The second model is person-centric. Person-centric people and companies are driven by the power of hierarchy. The merit of an idea is not driven by the cogency of the logic but by the power, position, and political support for the speaker. In this world, ideas definitely do not speak for themselves, but rather image and the perception of support (who supports this, what does the VP/CEO, etc think about it).

In these companies, people often don't do what's right but rather what works. Decisions, given they are not based on logic, are far from transparent and meetings are fait accomplis rather than opportunities for genuine discussion and feedback. Relationships drive support, not ideas and merit appears to lose out to coalitions and sponsorship. Loyalty, alliances, and working the system outweigh doing whats right and trusting the system to pick the "best" outcome.

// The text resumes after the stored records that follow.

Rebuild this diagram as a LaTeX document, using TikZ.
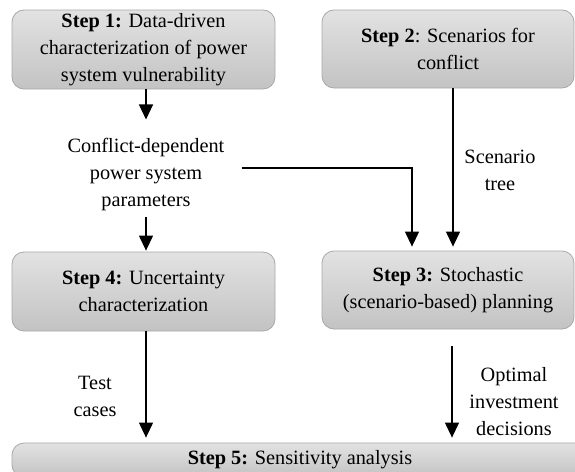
\documentclass[tikz,border=0pt]{standalone}
\usepackage{fontspec}
\setmainfont{Liberation Serif}
\usetikzlibrary{arrows.meta}
\definecolor{boxtop}{HTML}{E2E2E2}
\definecolor{boxbot}{HTML}{C3C3C3}
\definecolor{boxedge}{HTML}{A8A8A8}
\begin{document}
\begin{tikzpicture}[x=1pt,y=-1pt,
  every node/.style={font=\fontsize{20.3}{27}\selectfont},
  stepbox/.style={draw=boxedge, line width=0.8pt, rounded corners=12pt,
    top color=boxtop, bottom color=boxbot, align=center, inner sep=0pt},
  lbl/.style={align=center, inner sep=2pt},
  arr/.style={line width=1.2pt, -{Triangle[width=14pt,length=15pt]}}]
\useasboundingbox (0,0) rectangle (575,471);
\clip (0,0) rectangle (575,471);

\node[stepbox, minimum width=263pt, minimum height=79pt] (s1) at (143.5,49.5)
  {\textbf{Step 1:} Data-driven\\characterization of power\\system vulnerability};
\node[stepbox, minimum width=252pt, minimum height=78pt] (s2) at (448,49)
  {\textbf{Step 2}: Scenarios for\\conflict};
\node[stepbox, minimum width=252pt, minimum height=78pt] (s3) at (448,290)
  {\textbf{Step 3:} Stochastic\\(scenario-based) planning};
\node[stepbox, minimum width=263pt, minimum height=79pt] (s4) at (143.5,291.5)
  {\textbf{Step 4:} Uncertainty\\characterization};
\node[stepbox, minimum width=576pt, minimum height=34pt] (s5) at (300,460)
  {\textbf{Step 5:} Sensitivity analysis};

\node[lbl] (params) at (146,175) {Conflict-dependent\\power system\\parameters};
\node[lbl] (tree) at (500,170) {Scenario\\tree};
\node[lbl] (test) at (95,396) {Test\\cases};
\node[lbl] (optimal) at (514,402) {Optimal\\investment\\decisions};

\draw[arr, shorten >=17pt] (params.north |- s1.south) -- (params.north);
\draw[arr, shorten <=3pt, shorten >=1pt] (params.south) -- (params.south |- s4.north);
\draw[arr, shorten >=4pt] ([xshift=15pt,yshift=7pt]params.east) -| ([xshift=-36pt]s3.north);
\draw[arr, shorten >=4pt] ([xshift=5pt]s2.south) -- ([xshift=5pt]s3.north);
\draw[arr, shorten >=5pt] (params.south |- s4.south) -- (params.south |- s5.north);
\draw[arr, shorten <=17pt, shorten >=5pt] ([xshift=4pt]s3.south) -- ([xshift=4pt]s3.south |- s5.north);
\end{tikzpicture}
\end{document}
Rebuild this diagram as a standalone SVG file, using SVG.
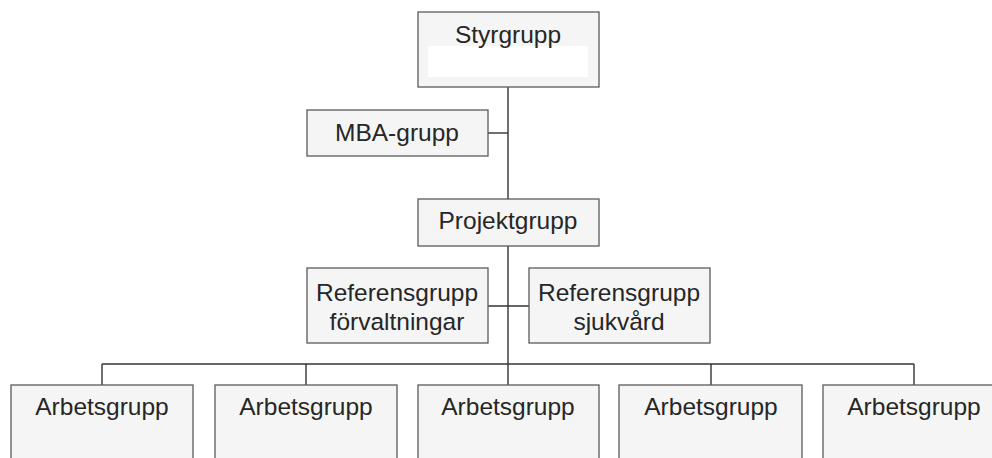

In my experience, companies land somewhere along a continuum of the two models. The challenge for all of us is to understand the type of company we work in and what style we will need to adopt to be successful, or rather to quit and leave. Often the most frustrated people are idea-centric people working in people-centric companies who simply don't realize it and cannot understand why their brilliant ideas find no support or traction.

We owe it to ourselves to be self-aware. I believe this is the message the alums were bringing to students - don't be naive, calibrate your company's culture and style, and recognize that merit alone, unfortunately, is often not enough to get things done. The key is to always maintain integrity, avoid ugly ethical compromises, while working within the political constraints of your employer.